Convocação burocrática de Dunga frustra torcidaPara a maioria dos amantes do bom futebol, o anúncio da lista de convocados por Dunga para a Copa foi decepcionante. Avesso a ousadias, o técnico ignorou solenemente os apelos da torcida brasileira por Ganso e Neymar.

Em entrevista coletiva, Dunga repetiu inúmeras vezes a palavra “coerência” para explicar a não-convocação dos meninos de ouro da Vila Belmiro. Disse que eram muito novos e que “não houve tempo para testes”.

Por outro lado, a escalação de Kleberson, reserva do Flamengo, e Grafite, que atuou em apenas um jogo da seleção e não mostrou muita coisa, contradizem toda a coerência lógica do treinador.

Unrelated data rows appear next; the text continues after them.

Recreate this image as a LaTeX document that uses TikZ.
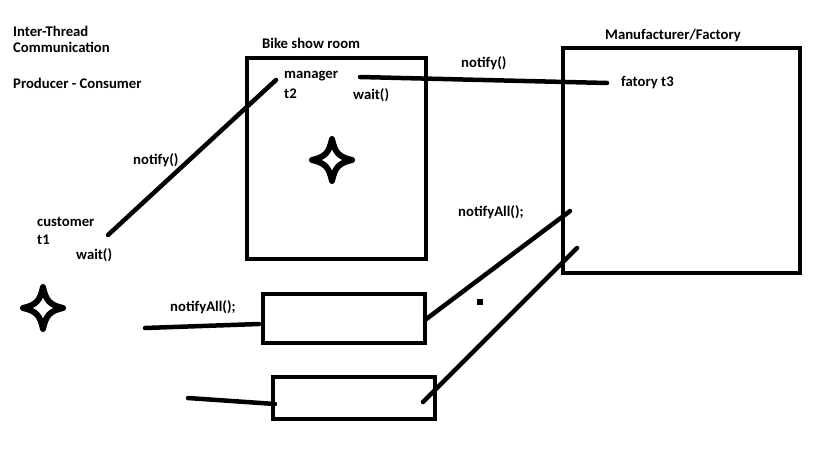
\documentclass[tikz,border=0pt]{standalone}
\usepackage{fontspec}
\setmainfont{Carlito}
\begin{document}
\begin{tikzpicture}[x=1pt,y=-1pt,
  lbl/.style={anchor=west,inner sep=0pt,font=\fontsize{14.7}{16}\selectfont\bfseries},
  boxline/.style={line width=4pt},
  wire/.style={line width=4.5pt,line cap=round},
  star4/.pic={\draw[line width=6pt,line join=round]
     (0,-21) .. controls (3,-7) and (7,-3) .. (20,0)
     .. controls (7,3) and (3,7) .. (0,21)
     .. controls (-3,7) and (-7,3) .. (-20,0)
     .. controls (-7,-3) and (-3,-7) .. cycle;}]
\useasboundingbox[fill=white] (0,0) rectangle (819,460);
% titles
\node[lbl] (t1) at (13,31) {Inter-Thread};
\node[lbl] (t2) at (13,47) {Communication};
\node[lbl] (t3) at (13,83) {Producer - Consumer};
\node[lbl] (bsr) at (262,43) {Bike show room};
\node[lbl] (mf) at (605,35) {Manufacturer/Factory};
% boxes
\draw[boxline] (247,58) rectangle (426,259);
\draw[boxline] (563,48) rectangle (800,273);
\draw[boxline] (263,294) rectangle (425,343);
\draw[boxline] (273,377) rectangle (435,419);
% labels
\node[lbl] (mgr) at (284,76) {manager};
\node[lbl] (t2l) at (284,94) {t2};
\node[lbl] (w2) at (353,95) {wait()};
\node[lbl] (n1) at (461,63) {notify()};
\node[lbl] (fac) at (621,83) {fatory t3};
\node[lbl] (n2) at (133,160) {notify()};
\node[lbl] (cust) at (37,222) {customer};
\node[lbl] (t1l) at (37,240) {t1};
\node[lbl] (w1) at (76,255) {wait()};
\node[lbl] (na1) at (170,307) {notifyAll();};
\node[lbl] (na2) at (458,212) {notifyAll();};
% stars
\pic at (332,160) {star4};
\pic at (43,308) {star4};
% small dot
\fill (477,299) rectangle (483,305);
% connector end points
\coordinate (a1) at (108,235);
\coordinate (a2) at (276,80);
\coordinate (b1) at (360,77);
\coordinate (b2) at (607,83);
\coordinate (c1) at (145,328);
\coordinate (c2) at (259,324);
\coordinate (d1) at (188,398);
\coordinate (d2) at (275,404);
\coordinate (e1) at (425,320);
\coordinate (e2) at (570,211);
\coordinate (f1) at (423,402);
\coordinate (f2) at (577,248);
\draw[wire] (a1) -- (a2);
\draw[wire] (b1) -- (b2);
\draw[wire] (c1) -- (c2);
\draw[wire] (d1) -- (d2);
\draw[wire] (e1) -- (e2);
\draw[wire] (f1) -- (f2);
\end{tikzpicture}
\end{document}
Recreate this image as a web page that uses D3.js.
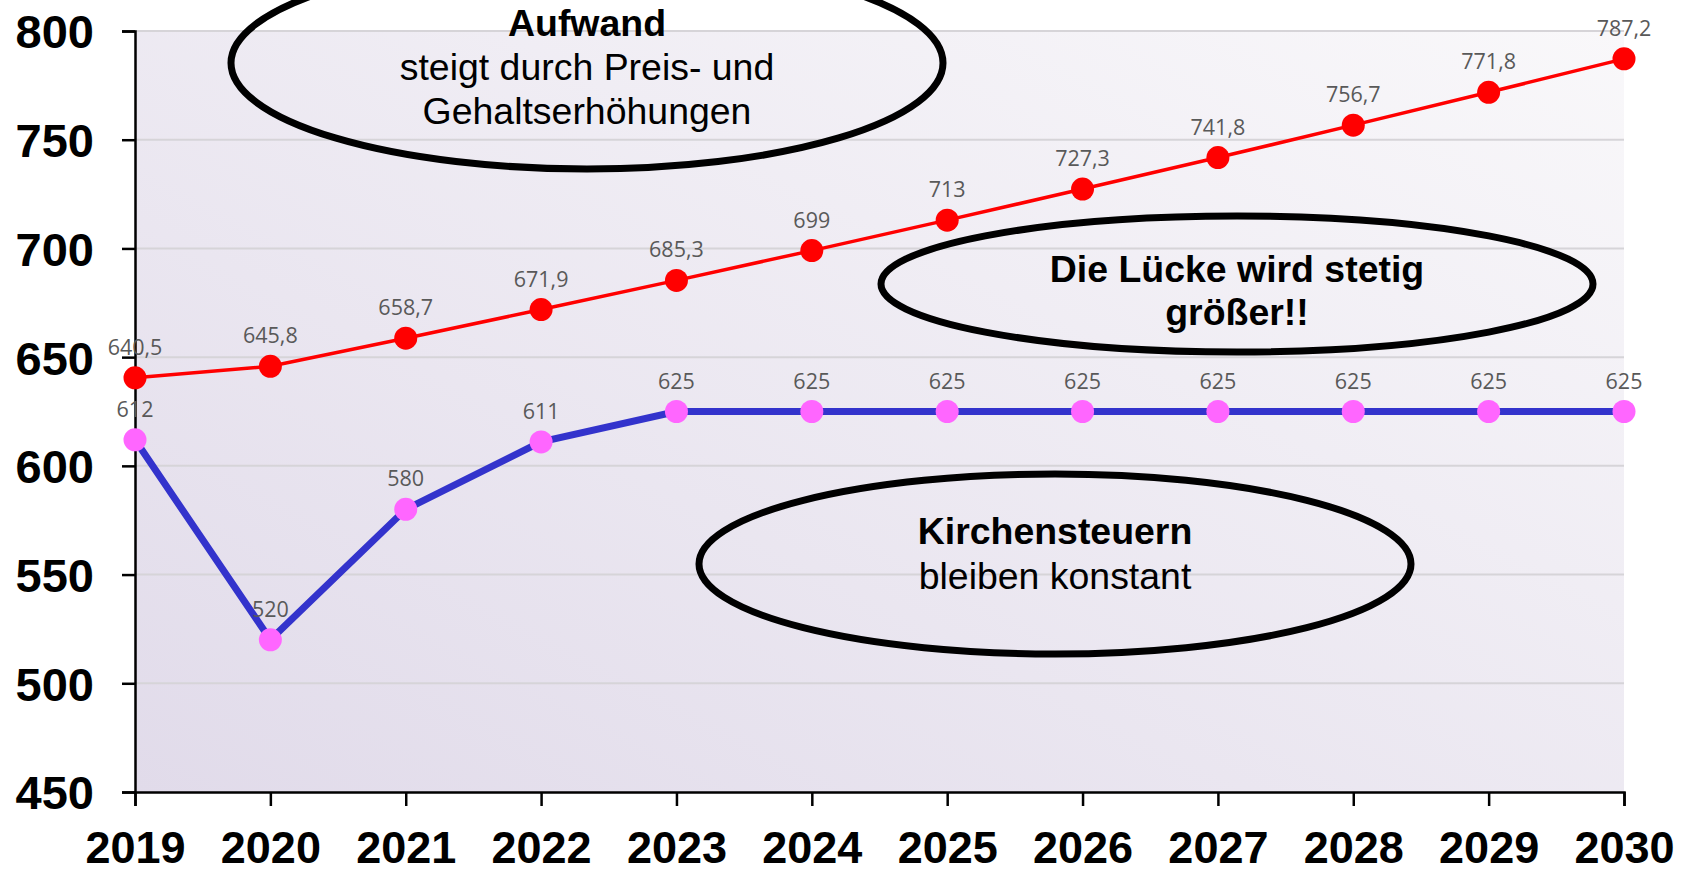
<!DOCTYPE html>
<html>
<head>
<meta charset="utf-8">
<script src="https://cdn.jsdelivr.net/npm/d3@7"></script>
<style>
  body { margin: 0; background: #fff; }
  svg { display: block; }
</style>
</head>
<body>
<div id="chart"></div>
<script>
// Aufwand vs Kirchensteuern 2019-2030

var years = [2019, 2020, 2021, 2022, 2023, 2024, 2025, 2026, 2027, 2028, 2029, 2030];
var aufwand = [640.5, 645.8, 658.7, 671.9, 685.3, 699, 713, 727.3, 741.8, 756.7, 771.8, 787.2];
var kirchensteuern = [612, 520, 580, 611, 625, 625, 625, 625, 625, 625, 625, 625];
var yTicks = [450, 500, 550, 600, 650, 700, 750, 800];

// callouts: text lines, first line bold or not
var notes = [
  { lines: [["Aufwand", true], ["steigt durch Preis- und", false], ["Gehaltserhöhungen", false]] },
  { lines: [["Die Lücke wird stetig", true], ["größer!!", true]] },
  { lines: [["Kirchensteuern", true], ["bleiben konstant", false]] }
];

var width = 1694,
    height = 870;

// plot box (careful: "top" is taken by window.top)
var plotL = 135, plotR = 1624, plotT = 31, plotB = 792;

var svg = d3.select("#chart").append("svg")
    .attr("width", width)
    .attr("height", height);

var x = d3.scalePoint()
    .domain(years)
    .range([plotL, plotR]);

var y = d3.scaleLinear()
    .domain([450, 800])
    .range([plotB, plotT]);

// background gradient of the plot area
var defs = svg.append("defs");
var grad = defs.append("linearGradient")
    .attr("id", "bg")
    .attr("x1", "0%").attr("y1", "100%")
    .attr("x2", "100%").attr("y2", "0%");
grad.append("stop").attr("offset", "0%").attr("stop-color", "#e1dbea");
grad.append("stop").attr("offset", "100%").attr("stop-color", "#f9f8fa");

svg.append("rect")
    .attr("x", plotL)
    .attr("y", plotT)
    .attr("width", plotR - plotL)
    .attr("height", plotB - plotT)
    .attr("fill", "url(#bg)");

// gridlines
svg.selectAll(".grid")
    .data(yTicks.slice(1))
    .enter().append("line")
    .attr("class", "grid")
    .attr("x1", plotL)
    .attr("x2", plotR)
    .attr("y1", function(d) { return y(d); })
    .attr("y2", function(d) { return y(d); })
    .style("stroke", "#d6d4d8")
    .style("stroke-width", 2);

// axes
var yAxis = d3.axisLeft(y).tickValues(yTicks).tickSize(13).tickPadding(28);
var gy = svg.append("g")
    .attr("transform", "translate(" + plotL + ",0)")
    .call(yAxis);
gy.select(".domain").style("stroke", "#000").style("stroke-width", 2.5);
gy.selectAll(".tick line").style("stroke", "#000").style("stroke-width", 2.5);
gy.selectAll(".tick text")
    .style("font-family", "'Liberation Sans', Arial, sans-serif")
    .style("font-weight", "bold")
    .style("font-size", "47px")
    .attr("dy", "0.36em")
    .attr("fill", "#000");

var xAxis = d3.axisBottom(x).tickSize(14).tickPadding(8);
var gx = svg.append("g")
    .attr("transform", "translate(0," + plotB + ")")
    .call(xAxis);
gx.select(".domain").style("stroke", "#000").style("stroke-width", 2.5);
gx.selectAll(".tick line").style("stroke", "#000").style("stroke-width", 2.5);
gx.selectAll(".tick text")
    .attr("y", 71)
    .attr("dy", 0)
    .style("font-family", "'Liberation Sans', Arial, sans-serif")
    .style("font-weight", "bold")
    .style("font-size", "45px")
    .attr("fill", "#000");

// lines
var line = d3.line()
    .x(function(d, i) { return x(years[i]); })
    .y(function(d) { return y(d); });

svg.append("path")
    .datum(aufwand)
    .attr("d", line)
    .attr("fill", "none")
    .style("stroke", "#ff0000")
    .style("stroke-width", 3.5);

svg.append("path")
    .datum(kirchensteuern)
    .attr("d", line)
    .attr("fill", "none")
    .style("stroke", "#3333cc")
    .style("stroke-width", 7);

// markers + value labels
function drawPoints(data, cls, color) {
  svg.selectAll("." + cls)
    .data(data)
    .enter().append("circle")
    .attr("class", cls)
    .attr("cx", function(d, i) { return x(years[i]); })
    .attr("cy", function(d) { return y(d); })
    .attr("r", 11.5)
    .attr("fill", color);

  svg.selectAll("." + cls + "-lbl")
    .data(data)
    .enter().append("text")
    .attr("class", cls + "-lbl")
    .attr("x", function(d, i) { return x(years[i]); })
    .attr("y", function(d) { return y(d) - 23; })
    .attr("text-anchor", "middle")
    .style("font-family", "'Open Sans', sans-serif")
    .style("font-size", "21.5px")
    .attr("fill", "#595959")
    .text(function(d) { return String(d).replace(".", ","); });
}

drawPoints(aufwand, "auf", "#ff0000");
drawPoints(kirchensteuern, "kst", "#ff66ff");

// callout ellipses
var ellipses = [
  { cx: 587, cy: 63, rx: 356, ry: 106, ty: [36, 80, 124] },
  { cx: 1237, cy: 284, rx: 356, ry: 68, ty: [282, 325] },
  { cx: 1055, cy: 564, rx: 356, ry: 90, ty: [544, 589] }
];

notes.forEach(function(n, k) {
  var e = ellipses[k];
  svg.append("ellipse")
    .attr("cx", e.cx)
    .attr("cy", e.cy)
    .attr("rx", e.rx)
    .attr("ry", e.ry)
    .attr("fill", "none")
    .style("stroke", "#000")
    .style("stroke-width", 7);

  // text in the original is a bit wider than Arial, stretch it slightly
  n.lines.forEach(function(l, j) {
    svg.append("text")
      .attr("transform", "translate(" + e.cx + "," + e.ty[j] + ") scale(1.04,1)")
      .attr("text-anchor", "middle")
      .style("font-family", "'Liberation Sans', Arial, sans-serif")
      .style("font-size", "36px")
      .style("font-weight", l[1] ? "bold" : "normal")
      .attr("fill", "#000")
      .text(l[0]);
  });
});
</script>
</body>
</html>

Portanto, diferente do que diz Dunga, não foram convocados apenas aqueles que ralaram.

Coerência seria convocar os dois maiores craques em atuação no país. Dois jogadores que, junto com Robinho, exibem uma fabulosa (e rara) sintonia no ataque do Santos. Futebol é exatamente essa combinação da genialidade do boleiro, seu domínio dos fundamentos, com a mais perfeita sintonia dentro da equipe. Isso é precioso, mas só funciona quando treinadores têm a sensibilidade necessária e bom senso de oportunidade, o que é o oposto da teimosia.

Um jornalista criticou a falta de ousadia do técnico dizendo que Pelé não seria convocado em 1958 se Dunga estivesse no lugar de Vicente Feola. Mas a questão não se resume a falta de ousadia. É bem provável que a genialidade dos dois jovens craques não foi páreo para enfrentar o poderoso lobby empresarial de muitos atletas que atuam no exterior. Vinte dos 23 convocados não jogam no Brasil. Esse perfil estrangeiro dificulta, inclusive, qualquer elo com a torcida.

A convocação também ameaça a seleção de não ter um meio de campo digno. Um problema que tivemos na Copa de 1994, quando a falta de rendimento de Raí deixou a seleção acéfala, sem um meia-armador. Ficamos com o futebol burocrático de Zinho, Mauro Silva, Mazinho… e Dunga.

Dessa vez, o perigo de Kaká se machucar ou não render o futebol esperado pode levar a uma situação semelhante. “Mas ganhamos mesmo assim”, disse Dunga. Infelizmente, a situação hoje é pior do que em 94. Dessa vez, não temos a genialidade dos pés de Romário e Bebeto, na época veteranos que carregaram a seleção nas costas.

O que vai fazer Dunga caso seja necessário substituir Kaká? O mais provável é que o treinador opte por Julio Baptista, reserva do Roma, ou faça um improviso de laterais com volantes, descartando definitivamente um meia-armador de verdade.

Dunga está certo em cobrar raça e compromisso dos jogadores da seleção. Mas só isso não afasta o fiasco de 2006. Esperamos que a seleção apresente na Copa um futebol livre das limitações de uma estratégia burocrática, mecânica, defensiva, tão a gosto das escolas europeias.